New England sports fans everywhere woke up today still mourning yesterday’s news of Tom Brady’s departure. Those same fans were most likely so consumed with the Patriots news, they may have missed yesterday’s news that the Red Sox stepped up to the plate – financially. Then there is the point of the Red Sox being poised to re-take one of their former titles.
The talk of Brady going to Tampa after 20 years and 6 Super Bowl Championships with the Patriots continues, but the Red Sox deserve props for announcing yesterday that they are donating $1 million to help all of those employees outside of the team’s work force who make Red Sox home games possible.
The Red Sox needed some positive publicity after unloading the contracts of Mookie Betts and David Price this off-season, by trading them to the Dodgers. Now it’s not like a team that is valued at $3.2 billion cannot afford a $1 million donation, but this commitment is indeed generous and the right thing to do, so give the Red Sox and, in fact, Major League Baseball credit.
The Red Sox are not alone in this commitment as the other 29 major league teams are contributing one million dollars as well. What this world needs now is goodwill, especially generous goodwill from those who can easily afford to contribute.
Now back to the Red Sox re-claiming one of their former titles. No, I’m not delusional enough to think that they can win the World Series having recently traded away two of their best players for a few younger, much less established players. I’m talking about reclaiming their title as the most popular sports franchise in New England.

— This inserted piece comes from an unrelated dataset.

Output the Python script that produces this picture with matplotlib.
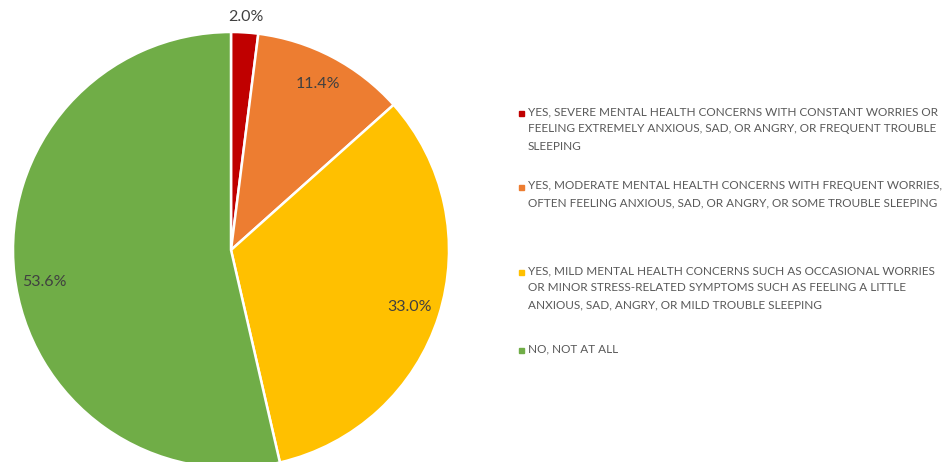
import matplotlib.pyplot as plt
import numpy as np

categories = [
    "YES, SEVERE MENTAL HEALTH CONCERNS WITH CONSTANT WORRIES OR\nFEELING EXTREMELY ANXIOUS, SAD, OR ANGRY, OR FREQUENT TROUBLE\nSLEEPING",
    "YES, MODERATE MENTAL HEALTH CONCERNS WITH FREQUENT WORRIES,\nOFTEN FEELING ANXIOUS, SAD, OR ANGRY, OR SOME TROUBLE SLEEPING",
    "YES, MILD MENTAL HEALTH CONCERNS SUCH AS OCCASIONAL WORRIES\nOR MINOR STRESS-RELATED SYMPTOMS SUCH AS FEELING A LITTLE\nANXIOUS, SAD, ANGRY, OR MILD TROUBLE SLEEPING",
    "NO, NOT AT ALL",
]
values = [2.0, 11.4, 33.0, 53.6]
colors = ["#C00000", "#ED7D31", "#FFC000", "#70AD47"]

W, H = 951, 462
fig = plt.figure(figsize=(W / 100, H / 100), dpi=100)
ax = fig.add_axes([0, 0, 1, 1])

cx, cy, r = 231, H - 250, 218
wedges, texts, autotexts = ax.pie(
    values, colors=colors, startangle=90, counterclock=False,
    center=(cx, cy), radius=r, autopct='%1.1f%%', pctdistance=0.86,
    wedgeprops=dict(edgecolor='white', linewidth=1.8),
    textprops=dict(fontsize=11.5, color='#404040', family='Lato'),
)
# small slice label sits outside the pie
mid = np.deg2rad(90 - values[0] / 2 * 3.6)
autotexts[0].set_position((cx + 1.07 * r * np.cos(mid), cy + 1.07 * r * np.sin(mid)))
# excel nudges the big slice label a bit lower
x3, y3 = autotexts[3].get_position()
autotexts[3].set_position((x3, y3 - 11))

ax.set_xlim(0, W)
ax.set_ylim(0, H)
ax.set_aspect('equal')
ax.axis('off')

# legend drawn by hand (centre of first line, y in pixels)
tops = [113, 187, 272, 350]
for lab, col, y in zip(categories, colors, tops):
    ax.add_patch(plt.Rectangle((518.5, H - y - 2.5), 5, 5, color=col))
    ax.text(528, H - y + 7, lab, fontsize=8.45, color='#595959', family='Lato',
            va='top', ha='left', linespacing=1.7)

fig.savefig('out.png', dpi=100)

In 1967, Carl Yastrzemski won baseball’s triple crown, leading the Red Sox to the American League pennant in a season dubbed the ‘Impossible Dream Season.’ This overachieving team captured the imagination of New Englanders, propelling them to the title as the regions most popular sports franchise. Then Tom Brady arrived.
The Red Sox did not immediately relinquish their ‘most popular franchise’ to Brady and the Patriots, who won three Super Bowls in four years at the beginning of the century. The Red Sox epic, long-awaited 2004 World Series Championship allowed them a stronger hold on the ‘most popular team in town’ title and winning again in 2007 solidified that claim.
David Ortiz was as popular as Tom Brady, or visa versa if you’d like, and so the title of ‘most popular team’ continued to flip flop. When Ortiz retired after the 2016 season, the ‘most popular’ crown was handed off to Brady and the Patriots and solidified a few months later by the Patriots’ ‘greatest Super Bowl comeback’ win over the Atlanta Falcons.
Just 20 months later though, the Red Sox made their claim to regain the most popular franchise tag by completing the most winning season in franchise history, with their fourth World Series title in 15 years. Leave it to the Patriots to continue this back and forth by, just four months later, winning yet another Super Bowl title – the team’s sixth, with a 14-3 win over the Rams in February of 2019. But now, with the departure of Brady, the crown is up for grabs.
The Boston Bruins presently have the best record in all of hockey, but will they even have a chance to win another Stanley Cup with the presently suspended NHL season? The Celtics are good, but not a real threat for the regions ‘most popular franchise’ tag, which leaves us with the Patriots and the Red Sox, both of whom are predicted not to have championship-caliber teams.
This region’s ‘most popular team’ title is up for grabs, but this is New England, home of 12 world championships in the last 19 years, so you figure that the next title is just around the corner. With that title will come the regions new ‘most popular team.’